====== DATASET EXTRACT ======

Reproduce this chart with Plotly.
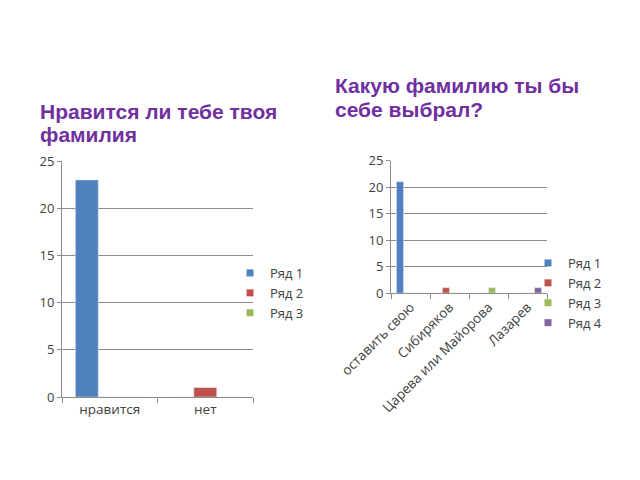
import plotly.graph_objects as go

W, H = 640, 480

# ---- data ----
cats_left = ["нравится", "нет"]
left_series = ["Ряд 1", "Ряд 2", "Ряд 3"]
left_values = [
    [23, 0],
    [0, 1],
    [0, 0],
]

cats_right = ["оставить свою", "Сибиряков", "Царева или Майорова", "Лазарев"]
right_series = ["Ряд 1", "Ряд 2", "Ряд 3", "Ряд 4"]
right_values = [
    [21, 0, 0, 0],
    [0, 1, 0, 0],
    [0, 0, 1, 0],
    [0, 0, 0, 1],
]

y_ticks = [0, 5, 10, 15, 20, 25]

title_left = ["Нравится ли тебе твоя", "фамилия"]
title_right = ["Какую фамилию ты бы", "себе выбрал?"]

colors = ["#4F81BD", "#C0504D", "#9BBB59", "#8064A2"]

FONT = "Open Sans, sans-serif"
TXT = "#404040"

def px_x(p):
    return p / W

def px_y(p):
    return 1 - p / H

fig = go.Figure()

for i, (name, vals) in enumerate(zip(left_series, left_values)):
    fig.add_trace(go.Bar(x=cats_left, y=vals, name=name, marker_color=colors[i],
                         xaxis="x", yaxis="y", showlegend=False, offsetgroup=str(i)))
    fig.add_trace(go.Scatter(x=[None], y=[None], mode="markers", name=name,
                             marker=dict(symbol="square", size=7, color=colors[i]),
                             xaxis="x", yaxis="y", legend="legend"))

for i, (name, vals) in enumerate(zip(right_series, right_values)):
    fig.add_trace(go.Bar(x=cats_right, y=vals, name=name, marker_color=colors[i],
                         xaxis="x2", yaxis="y2", showlegend=False, offsetgroup=str(i)))
    fig.add_trace(go.Scatter(x=[None], y=[None], mode="markers", name=name,
                             marker=dict(symbol="square", size=7, color=colors[i]),
                             xaxis="x2", yaxis="y2", legend="legend2"))

axis_common_x = dict(showgrid=False, showline=True, linecolor="#8c8c8c", linewidth=1,
                     ticks="outside", tickson="boundaries", ticklen=5, tickcolor="#8c8c8c",
                     tickfont=dict(family=FONT, size=13.5, color=TXT), fixedrange=True,
                     automargin=False)
axis_common_y = dict(range=[0, 25], tickvals=y_ticks, showgrid=True, gridcolor="#8c8c8c",
                     gridwidth=1, showline=True, linecolor="#8c8c8c", linewidth=1,
                     ticks="outside", ticklen=4, tickcolor="#8c8c8c", zeroline=False,
                     tickfont=dict(family=FONT, size=13, color=TXT), fixedrange=True,
                     automargin=False)

fig.update_layout(
    width=W, height=H,
    margin=dict(l=0, r=0, t=0, b=0, pad=0, autoexpand=False),
    paper_bgcolor="white", plot_bgcolor="white",
    barmode="group", bargap=0.28, bargroupgap=0,
    xaxis=dict(domain=[px_x(62), px_x(253)], anchor="y", **axis_common_x),
    yaxis=dict(domain=[px_y(397), px_y(161)], anchor="x", **axis_common_y),
    xaxis2=dict(domain=[px_x(391), px_x(547)], anchor="y2", tickangle=-45, **axis_common_x),
    yaxis2=dict(domain=[px_y(293), px_y(160.5)], anchor="x2", **axis_common_y),
    legend=dict(x=px_x(230), y=px_y(258), xanchor="left", yanchor="top",
                font=dict(family=FONT, size=13, color=TXT), bgcolor="rgba(0,0,0,0)",
                itemwidth=30, tracegroupgap=0),
    legend2=dict(x=px_x(528), y=px_y(248), xanchor="left", yanchor="top",
                 font=dict(family=FONT, size=13, color=TXT), bgcolor="rgba(0,0,0,0)",
                 itemwidth=30, tracegroupgap=0),
    showlegend=True,
)

title_font = dict(family="Liberation Sans, Arial, sans-serif", size=21, color="#7030A0")
left_title_y = [111.5, 134]
right_title_y = [85, 110]
for line, yy in zip(title_left, left_title_y):
    fig.add_annotation(text="<b>%s</b>" % line, x=px_x(38), y=px_y(yy),
                       xref="paper", yref="paper", xanchor="left", yanchor="middle",
                       showarrow=False, font=title_font)
for line, yy in zip(title_right, right_title_y):
    fig.add_annotation(text="<b>%s</b>" % line, x=px_x(333), y=px_y(yy),
                       xref="paper", yref="paper", xanchor="left", yanchor="middle",
                       showarrow=False, font=title_font)

fig.write_html("out.html")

======

■ REQUIRED TASK
Make an exact copy of the data above, pictures excluded.

■ WRITTEN ANSWER
Reproduce this chart with Plotly.
import plotly.graph_objects as go

W, H = 640, 480

# ---- data ----
cats_left = ["нравится", "нет"]
left_series = ["Ряд 1", "Ряд 2", "Ряд 3"]
left_values = [
    [23, 0],
    [0, 1],
    [0, 0],
]

cats_right = ["оставить свою", "Сибиряков", "Царева или Майорова", "Лазарев"]
right_series = ["Ряд 1", "Ряд 2", "Ряд 3", "Ряд 4"]
right_values = [
    [21, 0, 0, 0],
    [0, 1, 0, 0],
    [0, 0, 1, 0],
    [0, 0, 0, 1],
]

y_ticks = [0, 5, 10, 15, 20, 25]

title_left = ["Нравится ли тебе твоя", "фамилия"]
title_right = ["Какую фамилию ты бы", "себе выбрал?"]

colors = ["#4F81BD", "#C0504D", "#9BBB59", "#8064A2"]

FONT = "Open Sans, sans-serif"
TXT = "#404040"

def px_x(p):
    return p / W

def px_y(p):
    return 1 - p / H

fig = go.Figure()

for i, (name, vals) in enumerate(zip(left_series, left_values)):
    fig.add_trace(go.Bar(x=cats_left, y=vals, name=name, marker_color=colors[i],
                         xaxis="x", yaxis="y", showlegend=False, offsetgroup=str(i)))
    fig.add_trace(go.Scatter(x=[None], y=[None], mode="markers", name=name,
                             marker=dict(symbol="square", size=7, color=colors[i]),
                             xaxis="x", yaxis="y", legend="legend"))

for i, (name, vals) in enumerate(zip(right_series, right_values)):
    fig.add_trace(go.Bar(x=cats_right, y=vals, name=name, marker_color=colors[i],
                         xaxis="x2", yaxis="y2", showlegend=False, offsetgroup=str(i)))
    fig.add_trace(go.Scatter(x=[None], y=[None], mode="markers", name=name,
                             marker=dict(symbol="square", size=7, color=colors[i]),
                             xaxis="x2", yaxis="y2", legend="legend2"))

axis_common_x = dict(showgrid=False, showline=True, linecolor="#8c8c8c", linewidth=1,
                     ticks="outside", tickson="boundaries", ticklen=5, tickcolor="#8c8c8c",
                     tickfont=dict(family=FONT, size=13.5, color=TXT), fixedrange=True,
                     automargin=False)
axis_common_y = dict(range=[0, 25], tickvals=y_ticks, showgrid=True, gridcolor="#8c8c8c",
                     gridwidth=1, showline=True, linecolor="#8c8c8c", linewidth=1,
                     ticks="outside", ticklen=4, tickcolor="#8c8c8c", zeroline=False,
                     tickfont=dict(family=FONT, size=13, color=TXT), fixedrange=True,
                     automargin=False)

fig.update_layout(
    width=W, height=H,
    margin=dict(l=0, r=0, t=0, b=0, pad=0, autoexpand=False),
    paper_bgcolor="white", plot_bgcolor="white",
    barmode="group", bargap=0.28, bargroupgap=0,
    xaxis=dict(domain=[px_x(62), px_x(253)], anchor="y", **axis_common_x),
    yaxis=dict(domain=[px_y(397), px_y(161)], anchor="x", **axis_common_y),
    xaxis2=dict(domain=[px_x(391), px_x(547)], anchor="y2", tickangle=-45, **axis_common_x),
    yaxis2=dict(domain=[px_y(293), px_y(160.5)], anchor="x2", **axis_common_y),
    legend=dict(x=px_x(230), y=px_y(258), xanchor="left", yanchor="top",
                font=dict(family=FONT, size=13, color=TXT), bgcolor="rgba(0,0,0,0)",
                itemwidth=30, tracegroupgap=0),
    legend2=dict(x=px_x(528), y=px_y(248), xanchor="left", yanchor="top",
                 font=dict(family=FONT, size=13, color=TXT), bgcolor="rgba(0,0,0,0)",
                 itemwidth=30, tracegroupgap=0),
    showlegend=True,
)

title_font = dict(family="Liberation Sans, Arial, sans-serif", size=21, color="#7030A0")
left_title_y = [111.5, 134]
right_title_y = [85, 110]
for line, yy in zip(title_left, left_title_y):
    fig.add_annotation(text="<b>%s</b>" % line, x=px_x(38), y=px_y(yy),
                       xref="paper", yref="paper", xanchor="left", yanchor="middle",
                       showarrow=False, font=title_font)
for line, yy in zip(title_right, right_title_y):
    fig.add_annotation(text="<b>%s</b>" % line, x=px_x(333), y=px_y(yy),
                       xref="paper", yref="paper", xanchor="left", yanchor="middle",
                       showarrow=False, font=title_font)

fig.write_html("out.html")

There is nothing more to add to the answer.